Given records:
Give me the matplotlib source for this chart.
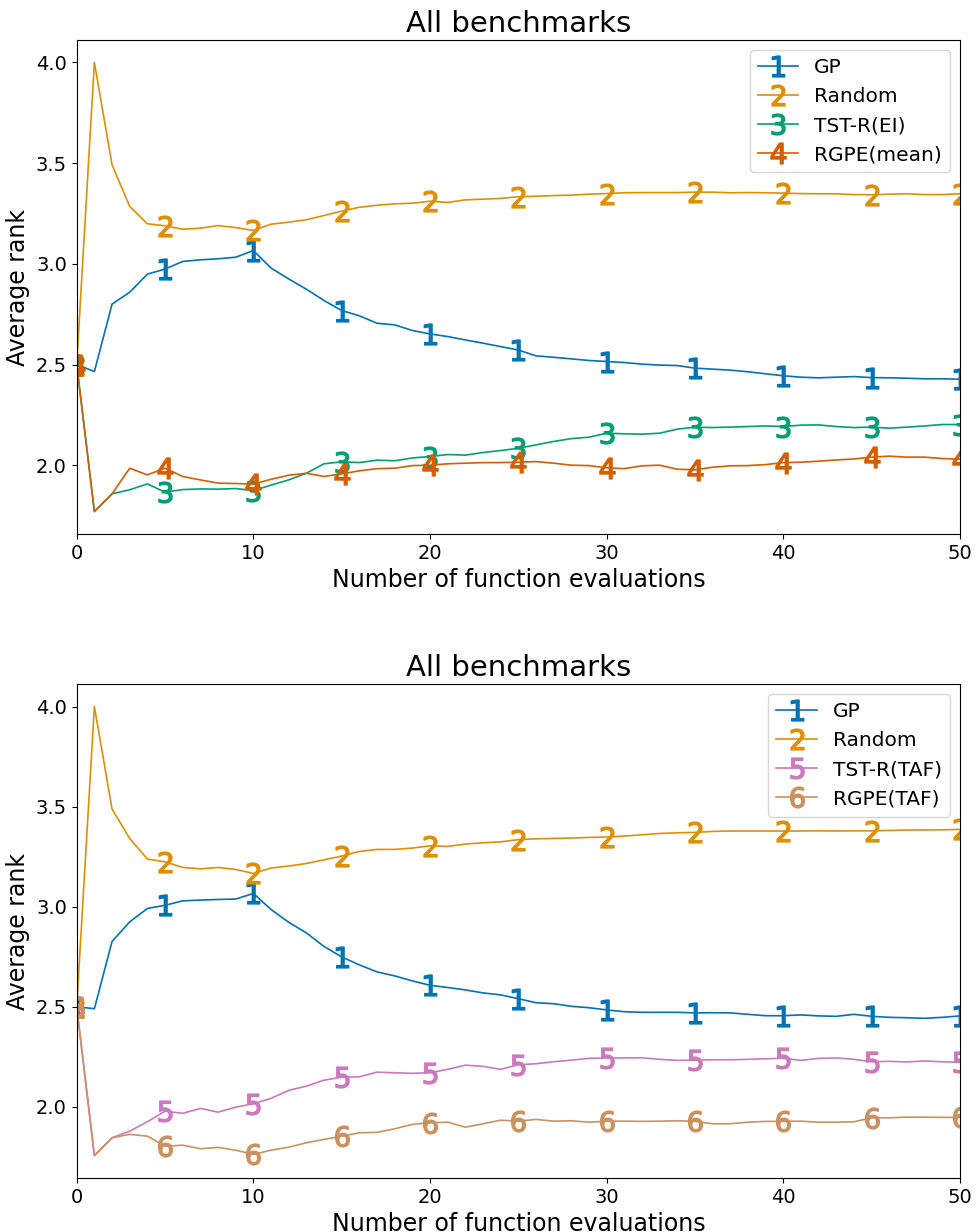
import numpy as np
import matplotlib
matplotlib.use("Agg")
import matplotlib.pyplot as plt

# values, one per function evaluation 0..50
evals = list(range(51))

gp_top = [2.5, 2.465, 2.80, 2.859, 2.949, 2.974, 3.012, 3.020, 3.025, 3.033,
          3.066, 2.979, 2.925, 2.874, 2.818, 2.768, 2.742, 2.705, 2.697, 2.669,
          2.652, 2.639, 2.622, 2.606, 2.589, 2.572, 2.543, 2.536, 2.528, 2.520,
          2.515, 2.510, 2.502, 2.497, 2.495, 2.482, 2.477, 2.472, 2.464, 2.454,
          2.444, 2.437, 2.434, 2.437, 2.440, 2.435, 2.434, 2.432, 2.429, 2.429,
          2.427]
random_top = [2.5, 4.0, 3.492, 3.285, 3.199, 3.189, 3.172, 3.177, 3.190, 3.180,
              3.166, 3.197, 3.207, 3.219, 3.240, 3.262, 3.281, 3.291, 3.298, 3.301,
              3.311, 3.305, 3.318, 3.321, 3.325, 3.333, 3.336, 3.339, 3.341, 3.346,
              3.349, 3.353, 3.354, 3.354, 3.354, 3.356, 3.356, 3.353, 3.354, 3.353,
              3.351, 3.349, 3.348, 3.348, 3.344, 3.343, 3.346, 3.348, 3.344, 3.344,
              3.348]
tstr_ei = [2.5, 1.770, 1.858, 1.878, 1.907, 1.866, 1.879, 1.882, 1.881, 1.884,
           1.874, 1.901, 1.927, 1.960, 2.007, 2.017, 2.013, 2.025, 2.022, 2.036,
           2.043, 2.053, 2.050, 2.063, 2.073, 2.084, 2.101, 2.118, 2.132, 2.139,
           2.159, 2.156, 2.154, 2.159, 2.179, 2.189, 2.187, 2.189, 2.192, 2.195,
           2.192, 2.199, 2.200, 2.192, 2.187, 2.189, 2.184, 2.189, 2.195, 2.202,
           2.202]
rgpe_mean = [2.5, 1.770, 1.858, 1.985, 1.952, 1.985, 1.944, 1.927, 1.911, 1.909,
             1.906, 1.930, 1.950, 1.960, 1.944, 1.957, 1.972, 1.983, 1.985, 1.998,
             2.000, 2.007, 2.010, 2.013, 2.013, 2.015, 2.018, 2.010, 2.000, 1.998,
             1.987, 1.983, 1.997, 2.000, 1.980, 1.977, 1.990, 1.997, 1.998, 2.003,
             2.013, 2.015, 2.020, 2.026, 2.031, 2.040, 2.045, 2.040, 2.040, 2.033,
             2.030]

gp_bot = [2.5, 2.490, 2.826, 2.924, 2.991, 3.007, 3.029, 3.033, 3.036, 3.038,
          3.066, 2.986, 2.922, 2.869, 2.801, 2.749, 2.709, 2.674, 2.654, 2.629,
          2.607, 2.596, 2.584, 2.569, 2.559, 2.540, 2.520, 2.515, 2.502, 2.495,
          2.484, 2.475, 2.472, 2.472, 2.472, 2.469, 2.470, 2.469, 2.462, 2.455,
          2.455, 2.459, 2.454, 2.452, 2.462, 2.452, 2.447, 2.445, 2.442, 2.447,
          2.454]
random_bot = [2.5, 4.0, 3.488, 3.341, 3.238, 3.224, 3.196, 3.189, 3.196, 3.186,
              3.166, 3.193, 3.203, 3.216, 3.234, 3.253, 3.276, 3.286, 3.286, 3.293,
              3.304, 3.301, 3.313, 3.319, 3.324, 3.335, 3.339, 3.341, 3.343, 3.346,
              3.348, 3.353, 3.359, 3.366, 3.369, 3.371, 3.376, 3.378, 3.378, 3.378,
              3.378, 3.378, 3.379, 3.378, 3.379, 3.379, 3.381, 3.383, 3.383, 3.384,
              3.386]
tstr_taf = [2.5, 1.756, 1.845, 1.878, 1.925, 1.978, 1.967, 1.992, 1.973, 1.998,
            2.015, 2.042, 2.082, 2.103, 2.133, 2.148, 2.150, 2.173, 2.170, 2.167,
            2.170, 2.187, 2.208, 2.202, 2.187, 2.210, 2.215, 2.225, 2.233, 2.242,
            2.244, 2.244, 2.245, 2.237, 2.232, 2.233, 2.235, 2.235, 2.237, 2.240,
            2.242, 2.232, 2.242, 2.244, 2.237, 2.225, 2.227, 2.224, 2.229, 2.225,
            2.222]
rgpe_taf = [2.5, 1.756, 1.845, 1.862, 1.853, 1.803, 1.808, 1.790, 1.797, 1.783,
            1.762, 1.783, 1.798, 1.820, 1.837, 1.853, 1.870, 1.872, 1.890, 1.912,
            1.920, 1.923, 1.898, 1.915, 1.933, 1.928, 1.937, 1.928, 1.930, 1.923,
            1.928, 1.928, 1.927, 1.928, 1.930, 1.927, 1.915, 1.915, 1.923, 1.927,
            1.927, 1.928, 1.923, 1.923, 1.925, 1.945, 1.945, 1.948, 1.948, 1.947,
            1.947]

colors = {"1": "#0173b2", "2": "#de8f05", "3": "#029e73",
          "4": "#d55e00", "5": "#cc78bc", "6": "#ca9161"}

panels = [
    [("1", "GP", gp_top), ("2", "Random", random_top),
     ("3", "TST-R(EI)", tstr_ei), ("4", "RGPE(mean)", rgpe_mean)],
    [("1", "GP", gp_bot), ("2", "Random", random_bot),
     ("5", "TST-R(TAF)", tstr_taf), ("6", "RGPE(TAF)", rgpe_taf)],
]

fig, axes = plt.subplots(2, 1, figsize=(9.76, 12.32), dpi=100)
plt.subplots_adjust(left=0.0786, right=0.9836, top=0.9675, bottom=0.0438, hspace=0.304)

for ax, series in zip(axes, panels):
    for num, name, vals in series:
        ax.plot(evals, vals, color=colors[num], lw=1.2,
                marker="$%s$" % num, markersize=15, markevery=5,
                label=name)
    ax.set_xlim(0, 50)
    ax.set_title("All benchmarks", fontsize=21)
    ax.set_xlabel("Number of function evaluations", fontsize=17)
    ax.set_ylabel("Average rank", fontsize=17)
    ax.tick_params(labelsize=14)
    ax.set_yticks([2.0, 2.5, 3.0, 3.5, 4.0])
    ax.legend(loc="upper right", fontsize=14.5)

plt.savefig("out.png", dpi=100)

==

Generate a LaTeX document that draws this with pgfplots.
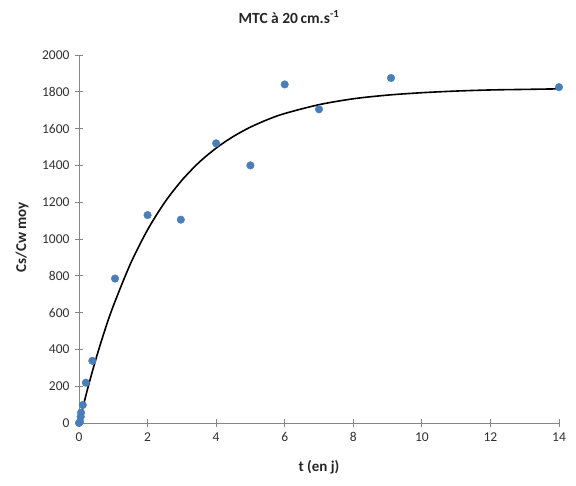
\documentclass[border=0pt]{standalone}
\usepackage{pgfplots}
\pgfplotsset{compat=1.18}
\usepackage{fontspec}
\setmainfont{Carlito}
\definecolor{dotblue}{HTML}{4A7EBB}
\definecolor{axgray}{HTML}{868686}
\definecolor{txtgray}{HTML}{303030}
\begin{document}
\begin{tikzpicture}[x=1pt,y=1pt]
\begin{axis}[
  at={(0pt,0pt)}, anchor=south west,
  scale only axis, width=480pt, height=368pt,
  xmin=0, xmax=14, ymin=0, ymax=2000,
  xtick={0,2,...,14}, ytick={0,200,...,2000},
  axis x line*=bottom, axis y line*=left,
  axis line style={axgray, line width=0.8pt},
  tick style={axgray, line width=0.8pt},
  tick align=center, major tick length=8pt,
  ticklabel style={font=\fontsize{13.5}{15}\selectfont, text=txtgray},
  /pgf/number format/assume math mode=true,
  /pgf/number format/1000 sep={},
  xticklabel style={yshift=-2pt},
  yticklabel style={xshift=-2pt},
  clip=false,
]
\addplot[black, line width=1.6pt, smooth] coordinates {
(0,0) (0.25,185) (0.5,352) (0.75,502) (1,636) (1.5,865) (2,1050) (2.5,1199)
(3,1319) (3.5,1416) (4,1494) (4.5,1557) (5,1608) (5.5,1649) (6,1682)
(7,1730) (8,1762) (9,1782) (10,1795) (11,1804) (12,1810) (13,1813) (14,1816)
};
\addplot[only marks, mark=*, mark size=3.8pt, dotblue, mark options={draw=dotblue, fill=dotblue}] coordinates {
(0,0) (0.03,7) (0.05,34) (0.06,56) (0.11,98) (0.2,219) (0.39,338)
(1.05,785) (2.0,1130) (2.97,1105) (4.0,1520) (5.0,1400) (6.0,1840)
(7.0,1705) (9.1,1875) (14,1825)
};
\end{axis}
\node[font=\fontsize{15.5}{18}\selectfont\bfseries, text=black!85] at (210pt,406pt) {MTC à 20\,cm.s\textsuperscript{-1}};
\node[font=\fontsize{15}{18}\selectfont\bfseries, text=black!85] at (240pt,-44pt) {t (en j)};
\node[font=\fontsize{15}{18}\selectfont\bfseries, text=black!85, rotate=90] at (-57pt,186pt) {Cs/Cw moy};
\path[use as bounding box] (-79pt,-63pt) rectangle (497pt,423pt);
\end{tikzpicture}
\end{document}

Directions: Set down nothing but the lines from the one holding "Give me the matplotlib source for this chart." through the one holding "evals = list(range(51))", both included, exactly as they appear; any picture is left out.

Response to the exercise:
Give me the matplotlib source for this chart.
import numpy as np
import matplotlib
matplotlib.use("Agg")
import matplotlib.pyplot as plt

# values, one per function evaluation 0..50
evals = list(range(51))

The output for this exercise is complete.